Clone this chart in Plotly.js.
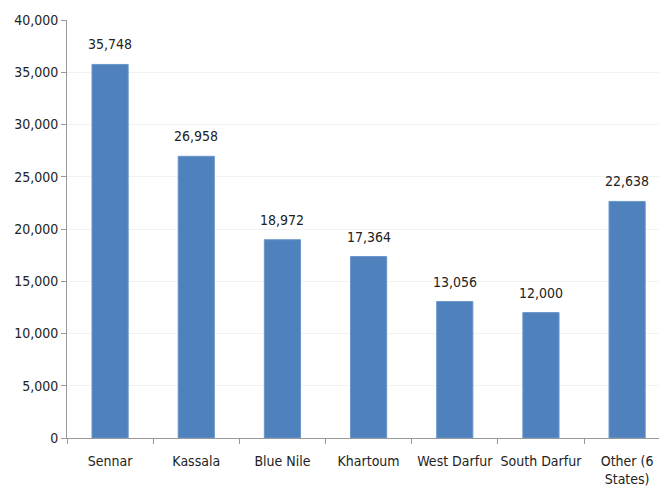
<!DOCTYPE html>
<html>
<head>
<meta charset="utf-8">
<script src="https://cdn.plot.ly/plotly-3.0.1.min.js"></script>
<style>html,body{margin:0;padding:0;overflow:hidden;background:#fff;}</style>
</head>
<body>
<div id="chart" style="width:659px;height:496px;"></div>
<script>
var categories = ["Sennar", "Kassala", "Blue Nile", "Khartoum", "West Darfur", "South Darfur", "Other (6<br>States)"];
var values = [35748, 26958, 18972, 17364, 13056, 12000, 22638];
var yTickVals = [0, 5000, 10000, 15000, 20000, 25000, 30000, 35000, 40000];

var FONT = "'DejaVu Sans Condensed', 'Liberation Sans Narrow', 'Arial Narrow', sans-serif";

var trace = {
  type: "bar",
  x: categories,
  y: values,
  width: 0.42,
  marker: {color: "#4f81bd", line: {color: "#6a96cc", width: 1}},
  hoverinfo: "none"
};

var annotations = categories.map(function (c, i) {
  return {
    x: c, y: values[i], xref: "x", yref: "y",
    text: values[i].toLocaleString("en-US"),
    showarrow: false, yanchor: "bottom", yshift: 10,
    font: {family: FONT, size: 14, color: "#222"}
  };
});

var layout = {
  width: 659,
  height: 496,
  margin: {l: 67, r: 0, t: 20, b: 58},
  paper_bgcolor: "#fff",
  plot_bgcolor: "#fff",
  showlegend: false,
  font: {family: FONT, size: 14, color: "#222"},
  annotations: annotations,
  xaxis: {
    type: "category",
    range: [-0.5, 6.37],
    showline: true,
    linecolor: "#999",
    linewidth: 1,
    ticks: "outside",
    tickson: "boundaries",
    ticklen: 5,
    tickcolor: "#999",
    tickangle: 0,
    ticklabelstandoff: 10,
    showgrid: false,
    tickfont: {family: FONT, size: 14, color: "#222"}
  },
  yaxis: {
    range: [0, 40000],
    tickvals: yTickVals,
    tickformat: ",d",
    showline: true,
    linecolor: "#999",
    linewidth: 1,
    ticks: "outside",
    ticklen: 5,
    tickcolor: "#999",
    showgrid: true,
    gridcolor: "#f2f2f2",
    zeroline: false,
    tickfont: {family: FONT, size: 14, color: "#222"}
  }
};

Plotly.newPlot("chart", [trace], layout, {staticPlot: true, displayModeBar: false});
</script>
</body>
</html>
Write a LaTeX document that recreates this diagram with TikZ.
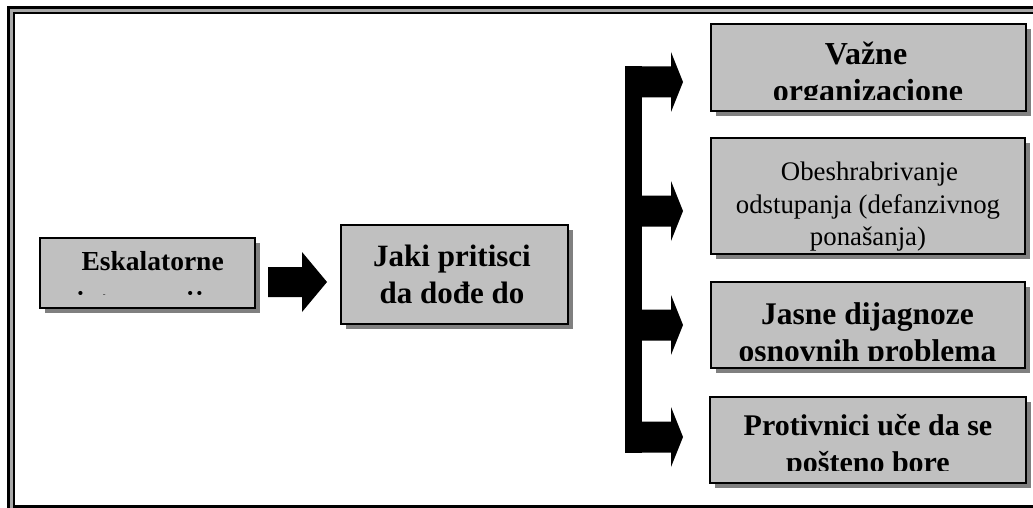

## BRIEF
Isolate the lines that hold the word "chart" and copy all of them.

## FULL RESPONSE
Clone this chart in Plotly.js.
<div id="chart" style="width:659px;height:496px;"></div>
Plotly.newPlot("chart", [trace], layout, {staticPlot: true, displayModeBar: false});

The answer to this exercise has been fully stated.